A speaker asks an audience to come and listen to his views, and they have done him the honor to come. Out of the whole span of life they have but an hour or two in which they can be together to consider the matter in hand. Life and such hours are too important and scarce to be wasted on the mere repetition of stories, most of which could be, and probably have been, read or heard before. Instead of yielding to idle conversation it might profit one to cultivate silence and contemplation. After all, every one virtually spends most of the time alone, or wishing he could be alone.

Altgeld was essentially a lonely man. And those were appallingly lonely days after the pardoning of the anarchists. The public let loose its vials of wrath and malice on his devoted head. But he did not wince and never complained. He could not tolerate sympathy. He felt that it was an assumption of superiority and the suggestion of defeat. The brave man goes straight ahead. He moves silently but with the force of the glacier or fate itself. His heart may be torn and bleeding, but it never shows in his face, and he is too proud to explain even when he knows that a word would make things right. Altgeld never moaned or cried in his agony, but went straight onward down his appointed path though he knew that it led to doom.

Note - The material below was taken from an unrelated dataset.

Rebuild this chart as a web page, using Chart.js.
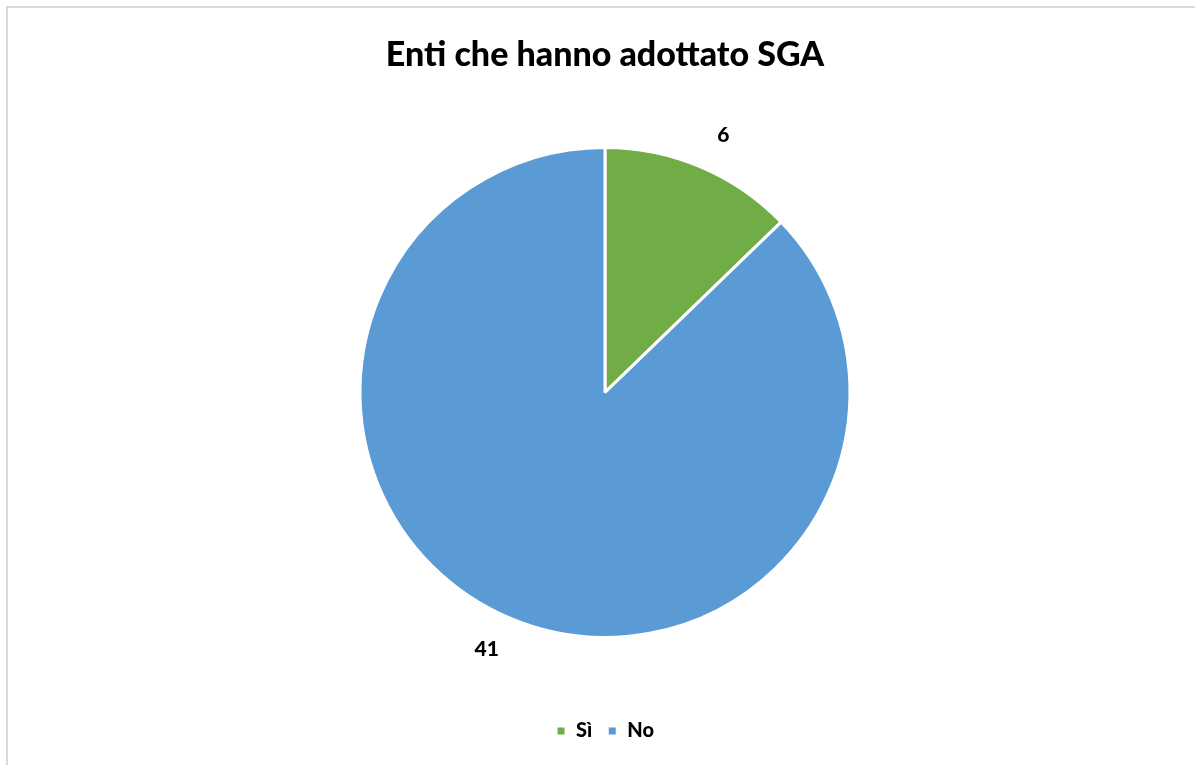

The second time Altgeld ran for office was some two years after the pardon message. By that time his friends were rallying around him, and even the time-server and hypocrite once more sat on his doorstep, asking for alms. The vote he received was not less than the rest of the ticket; in many places it was more. The newspapers, the profiteers, the money-mongers, and the pharisees, fought him bitterly; but in the humble dwelling-places of the poor, in the factories and mills, among the failures, the misfits and despised, he was worshipped almost as a god. For the maimed and beaten, the sightless and voiceless, he was eyes and ears, and a flaming tongue crying in the wilderness for kindness and humanity and understanding.